Work to complete:
Restate the whole listing word for word. Pictures are left out.

Information provided:
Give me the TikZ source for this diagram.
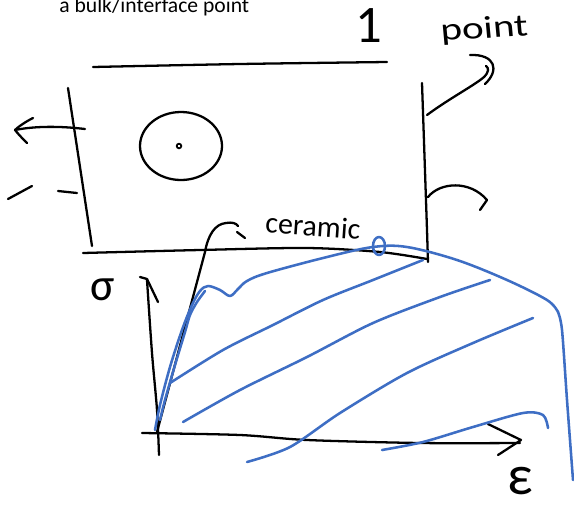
\documentclass[tikz,border=0pt]{standalone}
\usepackage{fontspec}
\setmainfont{Carlito}
\definecolor{blueink}{RGB}{62,110,196}
\begin{document}
\begin{tikzpicture}[x=0.02cm,y=-0.02cm,
  sk/.style={line width=1.3pt,line cap=round,line join=round},
  bl/.style={draw=blueink,line width=1.45pt,line cap=round,line join=round},
  handtext/.style={inner sep=0pt,font=\fontsize{17}{18}\selectfont}]
\useasboundingbox (0,0) rectangle (574,504);
% caption
\node[anchor=base west,inner sep=0pt,font=\fontsize{12.3}{14}\selectfont] (cap) at (59,12) {a bulk/interface point};
% hand labels
\node[handtext,font=\fontsize{30}{30}\selectfont,anchor=base] (one) at (369,42) {1};
\node[handtext,font=\fontsize{18}{20}\selectfont,xscale=1.3,rotate=4,anchor=base] (pt) at (485,38) {point};
\node[handtext,rotate=-4] (cer) at (313,226) {ceramic};
\node[handtext,font=\fontsize{26}{26}\selectfont] (sig) at (103,290) {σ};
\node[handtext,font=\fontsize{32}{32}\selectfont,anchor=base] (eps) at (520,494) {ε};
% box
\draw[sk] plot[smooth] coordinates {(93,67) (240,64) (387,62)};
\draw[sk] (68,88) -- (92,246);
\draw[sk] (422,83) -- (427,230) -- (428,262);
\draw[sk] plot[smooth] coordinates {(83,253) (200,250) (307,248) (380,252) (427,259)};
% circle
\draw[sk] (181,146) ellipse [x radius=41,y radius=34];
\draw[line width=1pt] (179,146) circle [radius=2.3];
% left arrow and dashes
\draw[sk] (85,129) .. controls (60,126) and (35,126) .. (15,130);
\draw[sk] (33,118) .. controls (25,122) and (18,127) .. (15,130) .. controls (19,135) and (23,139) .. (27,143);
\draw[sk] (8,199) -- (32,186);
\draw[sk] (58,191) -- (77,193);
% right arrows
\draw[sk] (427,115) .. controls (450,98) and (475,85) .. (484,77) .. controls (489,72) and (489,68) .. (486,66);
\draw[sk] (470,55) .. controls (495,54) and (500,70) .. (485,84);
\draw[sk] (428,197) .. controls (440,182) and (470,180) .. (487,200) -- (480,210);
% ceramic pointer
\draw[sk] (157,432) -- (205,252) .. controls (208,235) and (215,224) .. (226,223) .. controls (232,222) and (236,223) .. (238,226);
\draw[sk] (237,232) -- (245,238);
% axes
\draw[sk] plot[smooth] coordinates {(159,455) (157,410) (152,353) (147,280)};
\draw[sk] (140,277) -- (147,279) -- (158,302);
\draw[sk] plot[smooth] coordinates {(142,433) (240,435) (307,440) (420,443) (520,443)};
\draw[sk] (488,424) -- (521,440) -- (498,455);
% blue curves
\draw[bl] plot[smooth,tension=0.55] coordinates {(155,430) (160,405) (170,367) (182,330) (192,305) (200,291) (208,286) (220,290) (230,296) (238,289) (247,281) (267,273) (327,257) (373,247) (407,247) (457,260) (507,280) (547,300) (558,312)};
\draw[bl] plot[smooth] coordinates {(558,312) (562,330) (567,400) (573,480)};
\draw[bl] (379,246) ellipse [x radius=6,y radius=9];
\draw[bl] plot[smooth] coordinates {(205,291) (197,302) (190,315) (185,332) (175,365) (165,400) (160,420)};
\draw[bl] plot[smooth] coordinates {(170,383) (223,350) (273,325) (323,300) (373,280) (423,260)};
\draw[bl] plot[smooth] coordinates {(183,422) (240,390) (307,357) (373,323) (440,297) (490,280)};
\draw[bl] plot[smooth] coordinates {(247,462) (290,447) (340,413) (407,373) (473,343) (533,318)};
\draw[bl] plot[smooth] coordinates {(382,450) (423,442) (473,427) (523,413) (543,415) (548,428)};
\end{tikzpicture}
\end{document}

Reply:
Give me the TikZ source for this diagram.
\documentclass[tikz,border=0pt]{standalone}
\usepackage{fontspec}
\setmainfont{Carlito}
\definecolor{blueink}{RGB}{62,110,196}
\begin{document}
\begin{tikzpicture}[x=0.02cm,y=-0.02cm,
  sk/.style={line width=1.3pt,line cap=round,line join=round},
  bl/.style={draw=blueink,line width=1.45pt,line cap=round,line join=round},
  handtext/.style={inner sep=0pt,font=\fontsize{17}{18}\selectfont}]
\useasboundingbox (0,0) rectangle (574,504);
% caption
\node[anchor=base west,inner sep=0pt,font=\fontsize{12.3}{14}\selectfont] (cap) at (59,12) {a bulk/interface point};
% hand labels
\node[handtext,font=\fontsize{30}{30}\selectfont,anchor=base] (one) at (369,42) {1};
\node[handtext,font=\fontsize{18}{20}\selectfont,xscale=1.3,rotate=4,anchor=base] (pt) at (485,38) {point};
\node[handtext,rotate=-4] (cer) at (313,226) {ceramic};
\node[handtext,font=\fontsize{26}{26}\selectfont] (sig) at (103,290) {σ};
\node[handtext,font=\fontsize{32}{32}\selectfont,anchor=base] (eps) at (520,494) {ε};
% box
\draw[sk] plot[smooth] coordinates {(93,67) (240,64) (387,62)};
\draw[sk] (68,88) -- (92,246);
\draw[sk] (422,83) -- (427,230) -- (428,262);
\draw[sk] plot[smooth] coordinates {(83,253) (200,250) (307,248) (380,252) (427,259)};
% circle
\draw[sk] (181,146) ellipse [x radius=41,y radius=34];
\draw[line width=1pt] (179,146) circle [radius=2.3];
% left arrow and dashes
\draw[sk] (85,129) .. controls (60,126) and (35,126) .. (15,130);
\draw[sk] (33,118) .. controls (25,122) and (18,127) .. (15,130) .. controls (19,135) and (23,139) .. (27,143);
\draw[sk] (8,199) -- (32,186);
\draw[sk] (58,191) -- (77,193);
% right arrows
\draw[sk] (427,115) .. controls (450,98) and (475,85) .. (484,77) .. controls (489,72) and (489,68) .. (486,66);
\draw[sk] (470,55) .. controls (495,54) and (500,70) .. (485,84);
\draw[sk] (428,197) .. controls (440,182) and (470,180) .. (487,200) -- (480,210);
% ceramic pointer
\draw[sk] (157,432) -- (205,252) .. controls (208,235) and (215,224) .. (226,223) .. controls (232,222) and (236,223) .. (238,226);
\draw[sk] (237,232) -- (245,238);
% axes
\draw[sk] plot[smooth] coordinates {(159,455) (157,410) (152,353) (147,280)};
\draw[sk] (140,277) -- (147,279) -- (158,302);
\draw[sk] plot[smooth] coordinates {(142,433) (240,435) (307,440) (420,443) (520,443)};
\draw[sk] (488,424) -- (521,440) -- (498,455);
% blue curves
\draw[bl] plot[smooth,tension=0.55] coordinates {(155,430) (160,405) (170,367) (182,330) (192,305) (200,291) (208,286) (220,290) (230,296) (238,289) (247,281) (267,273) (327,257) (373,247) (407,247) (457,260) (507,280) (547,300) (558,312)};
\draw[bl] plot[smooth] coordinates {(558,312) (562,330) (567,400) (573,480)};
\draw[bl] (379,246) ellipse [x radius=6,y radius=9];
\draw[bl] plot[smooth] coordinates {(205,291) (197,302) (190,315) (185,332) (175,365) (165,400) (160,420)};
\draw[bl] plot[smooth] coordinates {(170,383) (223,350) (273,325) (323,300) (373,280) (423,260)};
\draw[bl] plot[smooth] coordinates {(183,422) (240,390) (307,357) (373,323) (440,297) (490,280)};
\draw[bl] plot[smooth] coordinates {(247,462) (290,447) (340,413) (407,373) (473,343) (533,318)};
\draw[bl] plot[smooth] coordinates {(382,450) (423,442) (473,427) (523,413) (543,415) (548,428)};
\end{tikzpicture}
\end{document}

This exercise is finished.